** start DATASET EXTRACT **

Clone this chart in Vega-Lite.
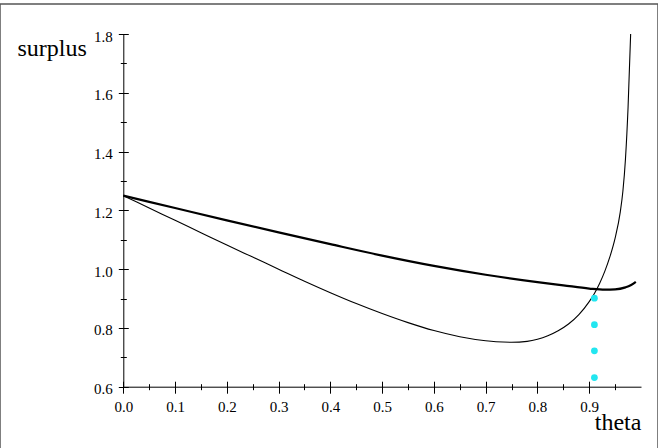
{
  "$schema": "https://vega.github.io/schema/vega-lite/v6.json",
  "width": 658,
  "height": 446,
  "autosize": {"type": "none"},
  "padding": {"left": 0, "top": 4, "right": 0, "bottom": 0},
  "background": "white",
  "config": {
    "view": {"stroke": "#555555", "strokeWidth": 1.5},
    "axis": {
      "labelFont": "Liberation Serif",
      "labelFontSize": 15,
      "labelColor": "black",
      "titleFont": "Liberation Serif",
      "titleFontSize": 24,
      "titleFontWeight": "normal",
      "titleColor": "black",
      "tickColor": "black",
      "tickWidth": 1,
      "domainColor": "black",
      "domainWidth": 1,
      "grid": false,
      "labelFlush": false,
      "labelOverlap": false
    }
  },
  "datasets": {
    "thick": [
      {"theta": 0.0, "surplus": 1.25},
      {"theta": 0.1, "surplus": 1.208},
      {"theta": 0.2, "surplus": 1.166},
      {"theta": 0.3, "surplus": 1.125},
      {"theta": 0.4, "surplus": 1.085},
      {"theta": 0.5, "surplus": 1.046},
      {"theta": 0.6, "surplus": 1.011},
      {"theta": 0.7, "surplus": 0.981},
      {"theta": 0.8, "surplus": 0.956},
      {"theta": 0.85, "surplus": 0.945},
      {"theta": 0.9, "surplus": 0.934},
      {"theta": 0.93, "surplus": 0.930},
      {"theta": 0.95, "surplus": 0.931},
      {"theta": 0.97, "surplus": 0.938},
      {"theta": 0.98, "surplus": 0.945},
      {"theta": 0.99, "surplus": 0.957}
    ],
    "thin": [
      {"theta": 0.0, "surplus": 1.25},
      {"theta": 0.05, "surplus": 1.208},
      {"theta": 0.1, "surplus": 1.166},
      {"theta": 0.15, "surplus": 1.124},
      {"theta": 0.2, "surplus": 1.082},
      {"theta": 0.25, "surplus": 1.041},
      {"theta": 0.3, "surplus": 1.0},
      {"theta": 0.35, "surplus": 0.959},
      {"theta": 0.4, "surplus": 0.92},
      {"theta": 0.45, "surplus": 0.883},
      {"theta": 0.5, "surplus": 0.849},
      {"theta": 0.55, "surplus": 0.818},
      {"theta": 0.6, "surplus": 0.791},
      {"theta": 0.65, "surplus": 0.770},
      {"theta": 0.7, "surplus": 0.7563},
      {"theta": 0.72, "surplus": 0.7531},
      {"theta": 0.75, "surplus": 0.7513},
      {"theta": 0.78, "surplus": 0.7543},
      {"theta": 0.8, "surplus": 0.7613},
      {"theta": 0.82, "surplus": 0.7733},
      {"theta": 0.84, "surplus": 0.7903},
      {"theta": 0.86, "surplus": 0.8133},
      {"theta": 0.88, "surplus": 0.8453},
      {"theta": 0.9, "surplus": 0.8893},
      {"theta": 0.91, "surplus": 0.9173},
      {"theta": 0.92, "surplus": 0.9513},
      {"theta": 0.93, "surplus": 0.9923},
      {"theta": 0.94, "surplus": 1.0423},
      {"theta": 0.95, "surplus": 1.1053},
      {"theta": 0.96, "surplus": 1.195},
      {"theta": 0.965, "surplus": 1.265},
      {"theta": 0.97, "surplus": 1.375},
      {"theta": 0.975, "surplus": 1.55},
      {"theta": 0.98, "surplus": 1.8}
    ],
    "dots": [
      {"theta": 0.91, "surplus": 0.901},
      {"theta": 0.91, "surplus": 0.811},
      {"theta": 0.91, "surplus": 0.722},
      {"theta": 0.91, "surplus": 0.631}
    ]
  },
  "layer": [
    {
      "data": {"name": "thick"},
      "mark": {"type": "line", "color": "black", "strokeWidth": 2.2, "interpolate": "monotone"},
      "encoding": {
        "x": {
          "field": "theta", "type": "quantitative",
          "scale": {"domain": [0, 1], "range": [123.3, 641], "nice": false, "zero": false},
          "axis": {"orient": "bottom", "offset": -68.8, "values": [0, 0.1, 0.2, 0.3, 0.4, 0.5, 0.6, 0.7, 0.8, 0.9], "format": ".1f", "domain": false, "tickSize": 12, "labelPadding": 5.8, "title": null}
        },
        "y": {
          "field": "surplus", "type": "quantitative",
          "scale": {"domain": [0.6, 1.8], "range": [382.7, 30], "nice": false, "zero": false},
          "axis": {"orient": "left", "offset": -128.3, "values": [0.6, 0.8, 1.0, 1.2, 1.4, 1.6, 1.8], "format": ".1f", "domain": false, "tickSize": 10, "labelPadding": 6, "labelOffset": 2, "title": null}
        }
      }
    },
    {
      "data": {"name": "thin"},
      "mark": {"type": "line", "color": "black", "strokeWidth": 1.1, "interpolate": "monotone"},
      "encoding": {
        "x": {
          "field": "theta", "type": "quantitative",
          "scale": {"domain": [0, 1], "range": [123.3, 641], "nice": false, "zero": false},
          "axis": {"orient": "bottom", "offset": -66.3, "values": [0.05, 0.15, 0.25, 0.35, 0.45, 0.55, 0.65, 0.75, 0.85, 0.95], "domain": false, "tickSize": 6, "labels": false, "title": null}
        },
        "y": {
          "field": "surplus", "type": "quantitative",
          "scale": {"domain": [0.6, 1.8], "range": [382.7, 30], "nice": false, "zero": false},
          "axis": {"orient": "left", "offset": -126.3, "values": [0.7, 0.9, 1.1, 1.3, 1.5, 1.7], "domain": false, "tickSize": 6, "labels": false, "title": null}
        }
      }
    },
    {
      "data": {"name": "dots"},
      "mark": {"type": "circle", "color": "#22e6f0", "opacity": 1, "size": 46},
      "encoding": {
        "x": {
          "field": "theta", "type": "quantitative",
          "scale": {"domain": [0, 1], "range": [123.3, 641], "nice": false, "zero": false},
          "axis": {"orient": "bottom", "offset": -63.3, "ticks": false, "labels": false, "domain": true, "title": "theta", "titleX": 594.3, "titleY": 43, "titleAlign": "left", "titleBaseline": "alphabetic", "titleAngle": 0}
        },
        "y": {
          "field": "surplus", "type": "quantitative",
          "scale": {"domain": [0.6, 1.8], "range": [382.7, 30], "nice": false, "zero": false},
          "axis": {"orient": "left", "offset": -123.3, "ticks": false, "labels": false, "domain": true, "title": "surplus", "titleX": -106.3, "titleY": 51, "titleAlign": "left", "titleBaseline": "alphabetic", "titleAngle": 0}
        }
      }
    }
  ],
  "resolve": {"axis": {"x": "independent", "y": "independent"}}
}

** end DATASET EXTRACT **

WORK TO COMPLETE → Repeat the data exactly, without the pictures.

OUTPUT →
Clone this chart in Vega-Lite.
{
  "$schema": "https://vega.github.io/schema/vega-lite/v6.json",
  "width": 658,
  "height": 446,
  "autosize": {"type": "none"},
  "padding": {"left": 0, "top": 4, "right": 0, "bottom": 0},
  "background": "white",
  "config": {
    "view": {"stroke": "#555555", "strokeWidth": 1.5},
    "axis": {
      "labelFont": "Liberation Serif",
      "labelFontSize": 15,
      "labelColor": "black",
      "titleFont": "Liberation Serif",
      "titleFontSize": 24,
      "titleFontWeight": "normal",
      "titleColor": "black",
      "tickColor": "black",
      "tickWidth": 1,
      "domainColor": "black",
      "domainWidth": 1,
      "grid": false,
      "labelFlush": false,
      "labelOverlap": false
    }
  },
  "datasets": {
    "thick": [
      {"theta": 0.0, "surplus": 1.25},
      {"theta": 0.1, "surplus": 1.208},
      {"theta": 0.2, "surplus": 1.166},
      {"theta": 0.3, "surplus": 1.125},
      {"theta": 0.4, "surplus": 1.085},
      {"theta": 0.5, "surplus": 1.046},
      {"theta": 0.6, "surplus": 1.011},
      {"theta": 0.7, "surplus": 0.981},
      {"theta": 0.8, "surplus": 0.956},
      {"theta": 0.85, "surplus": 0.945},
      {"theta": 0.9, "surplus": 0.934},
      {"theta": 0.93, "surplus": 0.930},
      {"theta": 0.95, "surplus": 0.931},
      {"theta": 0.97, "surplus": 0.938},
      {"theta": 0.98, "surplus": 0.945},
      {"theta": 0.99, "surplus": 0.957}
    ],
    "thin": [
      {"theta": 0.0, "surplus": 1.25},
      {"theta": 0.05, "surplus": 1.208},
      {"theta": 0.1, "surplus": 1.166},
      {"theta": 0.15, "surplus": 1.124},
      {"theta": 0.2, "surplus": 1.082},
      {"theta": 0.25, "surplus": 1.041},
      {"theta": 0.3, "surplus": 1.0},
      {"theta": 0.35, "surplus": 0.959},
      {"theta": 0.4, "surplus": 0.92},
      {"theta": 0.45, "surplus": 0.883},
      {"theta": 0.5, "surplus": 0.849},
      {"theta": 0.55, "surplus": 0.818},
      {"theta": 0.6, "surplus": 0.791},
      {"theta": 0.65, "surplus": 0.770},
      {"theta": 0.7, "surplus": 0.7563},
      {"theta": 0.72, "surplus": 0.7531},
      {"theta": 0.75, "surplus": 0.7513},
      {"theta": 0.78, "surplus": 0.7543},
      {"theta": 0.8, "surplus": 0.7613},
      {"theta": 0.82, "surplus": 0.7733},
      {"theta": 0.84, "surplus": 0.7903},
      {"theta": 0.86, "surplus": 0.8133},
      {"theta": 0.88, "surplus": 0.8453},
      {"theta": 0.9, "surplus": 0.8893},
      {"theta": 0.91, "surplus": 0.9173},
      {"theta": 0.92, "surplus": 0.9513},
      {"theta": 0.93, "surplus": 0.9923},
      {"theta": 0.94, "surplus": 1.0423},
      {"theta": 0.95, "surplus": 1.1053},
      {"theta": 0.96, "surplus": 1.195},
      {"theta": 0.965, "surplus": 1.265},
      {"theta": 0.97, "surplus": 1.375},
      {"theta": 0.975, "surplus": 1.55},
      {"theta": 0.98, "surplus": 1.8}
    ],
    "dots": [
      {"theta": 0.91, "surplus": 0.901},
      {"theta": 0.91, "surplus": 0.811},
      {"theta": 0.91, "surplus": 0.722},
      {"theta": 0.91, "surplus": 0.631}
    ]
  },
  "layer": [
    {
      "data": {"name": "thick"},
      "mark": {"type": "line", "color": "black", "strokeWidth": 2.2, "interpolate": "monotone"},
      "encoding": {
        "x": {
          "field": "theta", "type": "quantitative",
          "scale": {"domain": [0, 1], "range": [123.3, 641], "nice": false, "zero": false},
          "axis": {"orient": "bottom", "offset": -68.8, "values": [0, 0.1, 0.2, 0.3, 0.4, 0.5, 0.6, 0.7, 0.8, 0.9], "format": ".1f", "domain": false, "tickSize": 12, "labelPadding": 5.8, "title": null}
        },
        "y": {
          "field": "surplus", "type": "quantitative",
          "scale": {"domain": [0.6, 1.8], "range": [382.7, 30], "nice": false, "zero": false},
          "axis": {"orient": "left", "offset": -128.3, "values": [0.6, 0.8, 1.0, 1.2, 1.4, 1.6, 1.8], "format": ".1f", "domain": false, "tickSize": 10, "labelPadding": 6, "labelOffset": 2, "title": null}
        }
      }
    },
    {
      "data": {"name": "thin"},
      "mark": {"type": "line", "color": "black", "strokeWidth": 1.1, "interpolate": "monotone"},
      "encoding": {
        "x": {
          "field": "theta", "type": "quantitative",
          "scale": {"domain": [0, 1], "range": [123.3, 641], "nice": false, "zero": false},
          "axis": {"orient": "bottom", "offset": -66.3, "values": [0.05, 0.15, 0.25, 0.35, 0.45, 0.55, 0.65, 0.75, 0.85, 0.95], "domain": false, "tickSize": 6, "labels": false, "title": null}
        },
        "y": {
          "field": "surplus", "type": "quantitative",
          "scale": {"domain": [0.6, 1.8], "range": [382.7, 30], "nice": false, "zero": false},
          "axis": {"orient": "left", "offset": -126.3, "values": [0.7, 0.9, 1.1, 1.3, 1.5, 1.7], "domain": false, "tickSize": 6, "labels": false, "title": null}
        }
      }
    },
    {
      "data": {"name": "dots"},
      "mark": {"type": "circle", "color": "#22e6f0", "opacity": 1, "size": 46},
      "encoding": {
        "x": {
          "field": "theta", "type": "quantitative",
          "scale": {"domain": [0, 1], "range": [123.3, 641], "nice": false, "zero": false},
          "axis": {"orient": "bottom", "offset": -63.3, "ticks": false, "labels": false, "domain": true, "title": "theta", "titleX": 594.3, "titleY": 43, "titleAlign": "left", "titleBaseline": "alphabetic", "titleAngle": 0}
        },
        "y": {
          "field": "surplus", "type": "quantitative",
          "scale": {"domain": [0.6, 1.8], "range": [382.7, 30], "nice": false, "zero": false},
          "axis": {"orient": "left", "offset": -123.3, "ticks": false, "labels": false, "domain": true, "title": "surplus", "titleX": -106.3, "titleY": 51, "titleAlign": "left", "titleBaseline": "alphabetic", "titleAngle": 0}
        }
      }
    }
  ],
  "resolve": {"axis": {"x": "independent", "y": "independent"}}
}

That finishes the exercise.